I would like to thank Ian Bruff, Sian Moore and Edward Webster for pointing out to me literature and sources that were important for the development of my conceptual framework and my empirical analysis, and Niklas Holzhauer for transcribing interviews and assisting me with the bibliography. Special thanks also go out to Stefan Krupp, who gave expert advice on bibliographical questions and, more generally, on matters of life and death. I am grateful to Georgina Bolwell, Isobel Green, Ellen Pearce and Paul Stevens at Bristol University Press for being such patient editors, and to the anonymous reviewers of my book proposal and my first manuscript for detailed and helpful recommendations. My sincere thanks also go out to Andreas Bieler, who supported me in the process of my Habilitation, the arcane rite of passage that is still a prerequisite for obtaining tenure in Germany. The manuscript for this book also served as my Habilitation thesis, and Andreas agreed become my external reviewer and examiner, an arduous task that is not recognized much in German academia and beyond. At various points in the last few years, Sonja Buckel offered guidance on how to navigate the partly feudal, partly neoliberal university system that I am part of. I would like to thank her for her advice – and for offering me a contract towards the end of my stint at the University of Kassel ensuring that I was still in work when I revised this manuscript. Like any other academic worker in Germany, I faced, and continue to face, a university system that is characterized by a combination of neoliberal competitive pressures, casual employment and steep, feudal hierarchies. My comrades at Uni Kassel Unbefristet, the grassroots campaign that we started in 2017 to fight against fixed-term contracts and precarious work on campus, offered invaluable support and unconditional solidarity whenever I experienced the toxic effects of this system. Thank you so much!

On many occasions, my students were my first audience, and I benefited greatly from sharing and discussing my ideas with them. Teaching on the MA programmes in ‘Global Political Economy and Development’ and ‘Labour Policies and Globalisation’ was one of the most enjoyable aspects of my work in Kassel. Thanks to all of you for the intellectual stimulation!

In the fall semester of 2017, I was a visiting scholar at the Center for Global Workers’ Rights, which forms part of the School of Labor and Employment Relations at the Pennsylvania State University. Even if I had started doing research on strikes and the Great Crisis in 2011, it only occurred to me there and then what my book would be about. I would like to sincerely thank Mark Anner for inviting me to Pennsylvania and enabling me to work in an environment that allowed my ideas to flourish.
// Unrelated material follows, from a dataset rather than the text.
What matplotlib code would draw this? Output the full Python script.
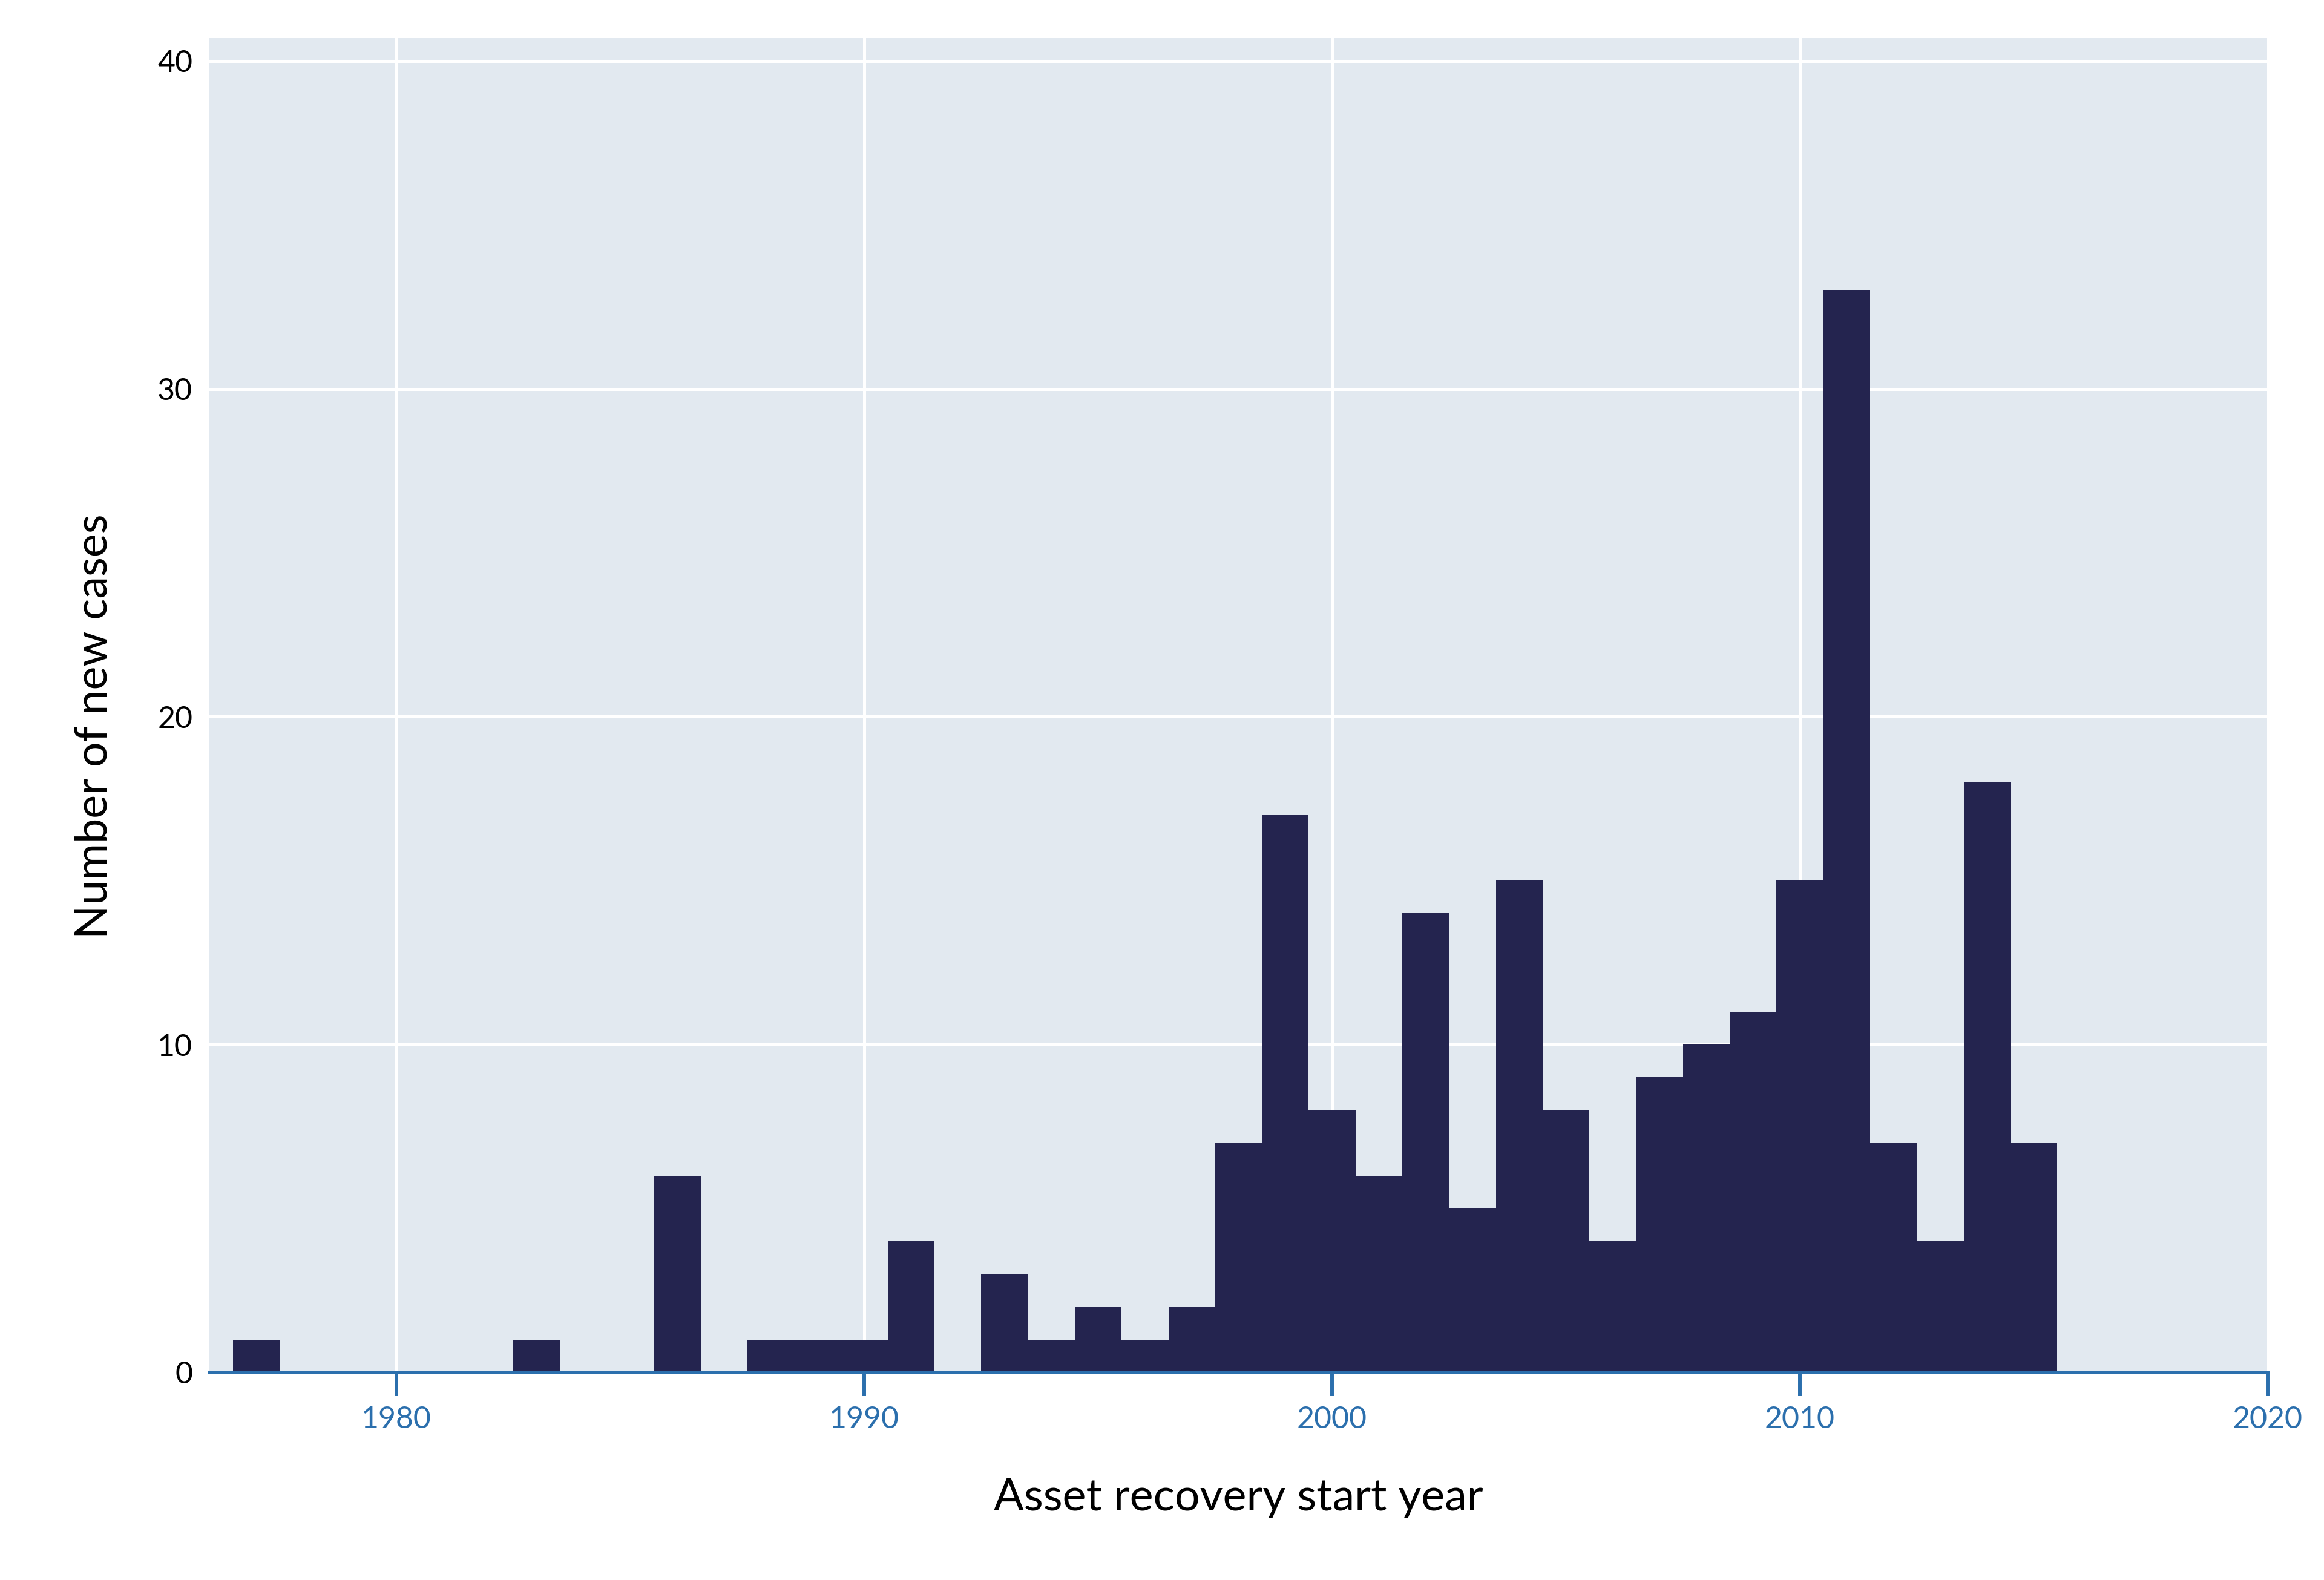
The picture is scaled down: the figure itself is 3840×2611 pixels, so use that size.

During the writing process, I learned that a colleague and fellow Poulantzasian, Ed Rooksby, had passed away. Ed wrote an excellent review of my previous monograph, The Thatcherite Offensive. Sadly, I never got to thank him for his critical appraisal of my work. I fondly remember a panel that I had organized and he participated in at the 2011 Historical Materialism Conference, and I hope that his contribution to materialist state theory will be remembered.

Last but not least, I cannot stress enough how grateful I am to my family. I would like to express my gratitude to my siblings, Elisabeth and Max, who were as reliable and consistent in their support as ever. My wife Verena and my sons Milo and Ben helped me through all the ups and downs of the research and writing process, and I know that it was not easy sometimes. Thank you so much!

Unfortunately, my father Andreas did not live to see the publication of this book. I owe to him my passion for politics and for reading, writing and debating, and he took great interest in my academic ventures. Undoubtedly, he would have liked to discuss the subject matter of my book with me, and I am equally sure that we would have disagreed at certain points. I dedicate this book to him.